Maryland lawmakers moved to Gov. Martin O’Malley a five-year, $3.4 billion transportation funding plan. One provision could result in truckers and other drivers paying about twice as much in state taxes at the fuel pump.
The Senate voted 27-20 to send a bill to the governor that would address a lack of new highway construction money available after 2017. House lawmakers already approved the funding plan on a 76-63 vote.
Initiated by the governor, HB1515 would raise about $830 million annually for state and local road, bridge and transit work.
O’Malley said that passage of the bill will allow the state to continue to be competitive at attracting companies to invest, grow and create jobs.
“We will support more than 57,000 jobs, ease traffic congestion, and build a 21st century transportation network,” O’Malley said in released remarks.
Starting July 1, new revenue would be generated through a 1 percent sales tax applied to fuel purchases at the wholesale level. The change is expected to equate to a 3.8-cent-per-gallon rate increase for gas and diesel.
The sales tax rate would later rise to at least 3 percent. The tax would increase to 5 percent if Congress fails to act on legislation allowing states to tax Internet sales.
In addition, the state’s 23.5-cent-per-gallon excise tax on gas and 24.25-cent tax on diesel would be indexed to inflation, which would allow for regular increases. The tax rate has remained unchanged since 1992.
When the taxes are fully implemented in 2017, state estimates show that the price at the pump would be about 40 cents per gallon – about 16 cents higher than the current rates.
If the Internet tax isn’t approved by federal lawmakers, the state’s tax rates would increase another 8 cents to nearly 48 cents per gallon.
Critics sought to remove the automatic tax increase provision. They said that lawmakers should be required to vote each time taxes are increased.
Also approved by Senate on a 45-2 vote is a bill that is intended to protect the new revenue from raids to other budgets.
SB829 would create a “lockbox” to secure transportation funds. In the past 30 years, the state’s Transportation Trust Fund has been raided a dozen times.

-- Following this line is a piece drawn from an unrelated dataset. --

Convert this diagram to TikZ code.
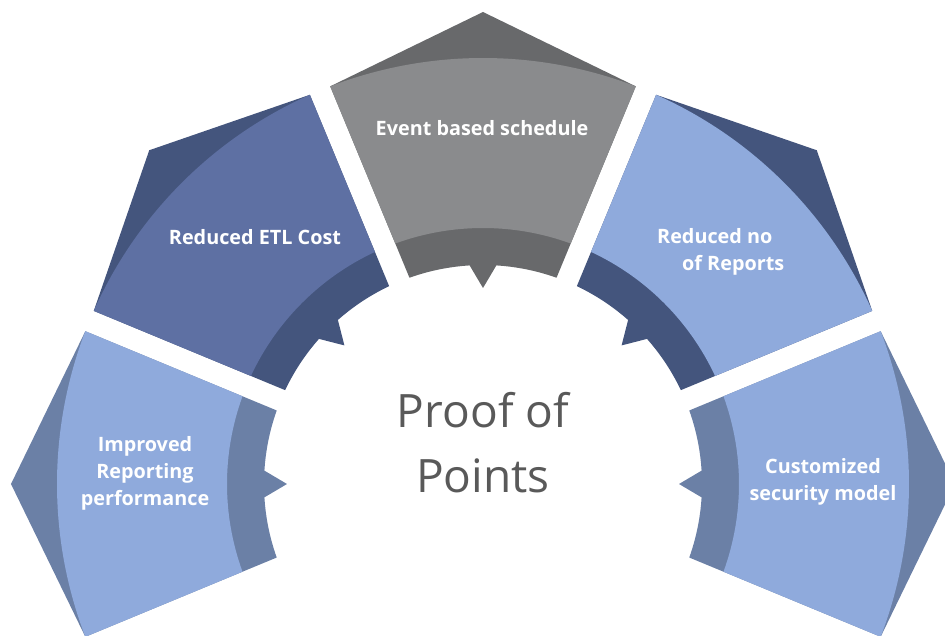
\documentclass[tikz,border=0pt]{standalone}
\usepackage{fontspec}
\setmainfont{Open Sans}
\definecolor{lightseg}{HTML}{8FAADC}
\definecolor{softband}{HTML}{6B80A6}
\definecolor{etlmain}{HTML}{5E70A3}
\definecolor{deepband}{HTML}{44557D}
\definecolor{graymain}{HTML}{8A8B8D}
\definecolor{grayband}{HTML}{68696B}
\definecolor{titlegray}{HTML}{595959}

\tikzset{
  seglabel/.style={text=white, inner sep=0pt, align=center,
    font=\bfseries\fontsize{19.8}{27}\selectfont},
  titletext/.style={text=titlegray, anchor=base,
    font=\fontsize{46}{65}\selectfont}
}

\begin{document}
\begin{tikzpicture}[x=1pt,y=1pt]
 \clip (-483,-151) rectangle (462,484);
 % five pointed segments round the centre: axis angle / main colour / band colour
 \foreach \a/\main/\band in {180/lightseg/softband, 135/etlmain/deepband,
   90/graymain/grayband, 45/lightseg/deepband, 0/lightseg/softband} {
   \pgfmathsetmacro{\pin}{22.5-asin(11/219)}
   \pgfmathsetmacro{\pout}{22.5-asin(11/426)}
   \pgfmathsetmacro{\pband}{22.5-asin(11/256)}
   \fill[\band] (\a+\pin:219) -- (\a+\pout:426) -- (\a:472) -- (\a-\pout:426)
     -- (\a-\pin:219) arc[start angle=\a-\pin, end angle=\a-3.5, radius=219]
     -- (\a:196) -- (\a+3.5:219)
     arc[start angle=\a+3.5, end angle=\a+\pin, radius=219] -- cycle;
   \fill[\main] (\a+\pband:256) -- (\a+\pout:426)
     arc[start angle=\a+\pout, end angle=\a-\pout, radius=426]
     -- (\a-\pband:256)
     arc[start angle=\a-\pband, end angle=\a+\pband, radius=256] -- cycle;
 }
 \node[seglabel] (improved) at (-338,11) {Improved\\Reporting\\performance};
 \node[seglabel] (etl) at (-228,247) {Reduced ETL Cost};
 \node[seglabel] (event) at (-1,356) {Event based schedule};
 \node[seglabel, align=left, anchor=west] (reports) at (174,232)
   {Reduced no\\\hspace*{25pt}of Reports};
 \node[seglabel] (security) at (340,2) {Customized\\security model};
 \node[titletext] (proof) at (0,57) {Proof of};
 \node[titletext] (points) at (0,-8) {Points};
\end{tikzpicture}
\end{document}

The proposed constitutional amendment would require the governor to declare a fiscal emergency and a three-fifths vote of each chamber of the General Assembly to divert funds away from transportation purposes.

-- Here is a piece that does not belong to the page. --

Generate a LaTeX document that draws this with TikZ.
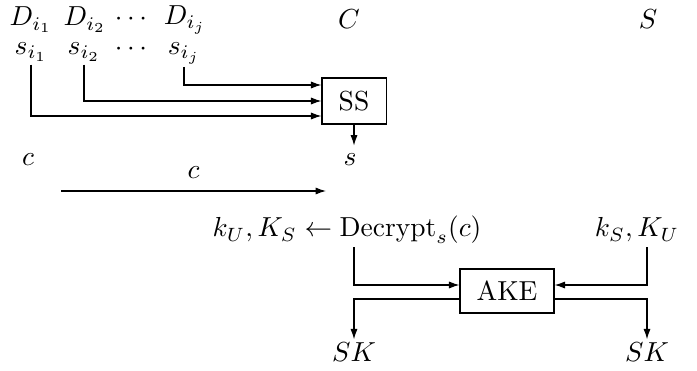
\documentclass[tikz,border=0pt]{standalone}
\usetikzlibrary{arrows.meta,calc}
\begin{document}
\begin{tikzpicture}[x={(0.3636pt,0)},y={(0,-0.3636pt)},
  arr/.style={-{Latex[length=3.8pt,width=2.6pt]}},
  lbl/.style={inner sep=1pt},
  box/.style={draw,inner sep=0pt}]
\useasboundingbox (0,0) rectangle (697,370);
% top labels
\node[lbl] (D1) at (31,20) {$D_{i_1}$};
\node[lbl] (D2) at (85,20) {$D_{i_2}$};
\node[lbl] (Ddots) at (131,19) {$\cdots$};
\node[lbl] (Dj) at (185,20) {$D_{i_j}$};
\node[lbl] (C) at (349,19) {$C$};
\node[lbl] (S) at (648,19) {$S$};
\node[lbl] (s1) at (31,52) {$s_{i_1}$};
\node[lbl] (s2) at (84,52) {$s_{i_2}$};
\node[lbl] (sdots) at (131,49) {$\cdots$};
\node[lbl] (sj) at (184,53) {$s_{i_j}$};
% SS box
\node[box,minimum width=23.3pt,minimum height=16.7pt] (SS) at (354,101) {SS};
\draw[arr] (sj.south) |- ($(SS.west)+(0,-16)$);
\draw[arr] (s2.south) |- (SS.west);
\draw[arr] (s1.south) |- ($(SS.west)+(0,15)$);
\node[lbl] (s) at (350,160) {$s$};
\coordinate (sin) at ($(SS.south)+(0,21)$);
\draw[arr] (SS.south) -- (sin);
% c
\node[lbl] (c) at (28,160) {$c$};
\coordinate (ca) at (61,191);
\coordinate (cb) at (326,191);
\draw[arr] (ca) -- node[above=1pt] (cl) {$c$} (cb);
% AKE part
\node[lbl] (dec) at (347,230) {$k_U,K_S\leftarrow \mathrm{Decrypt}_s(c)$};
\node[lbl] (ks) at (637,230) {$k_S,K_U$};
\node[box,minimum width=34.2pt,minimum height=16pt] (AKE) at (507,291) {AKE};
\node[lbl] (SK1) at (354,352) {$SK$};
\node[lbl] (SK2) at (647,352) {$SK$};
\coordinate (dtop) at (354,247);
\coordinate (ktop) at (647,247);
\draw[arr] (dtop) |- ($(AKE.west)+(0,-6)$);
\draw[arr] (ktop) |- ($(AKE.east)+(0,-6)$);
\draw[arr] ($(AKE.west)+(0,8)$) -| (SK1.north);
\draw[arr] ($(AKE.east)+(0,8)$) -| (SK2.north);
\end{tikzpicture}
\end{document}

Sen. E.J. Pipkin, R-Eastern Shore, said the bill doesn’t prevent the governor from dipping into the trust fund. Instead, he said the amendment simply provides cover for lawmakers’ vote to increase fuel taxes.
“I don’t believe this is a real lockbox. When the governor wants it to happen, it happens. This is a cover for the gas tax vote,” Pipkin told lawmakers before the Senate vote.
House lawmakers still must endorse the bill before it could move to the governor’s desk. If approved, voters would get the final say.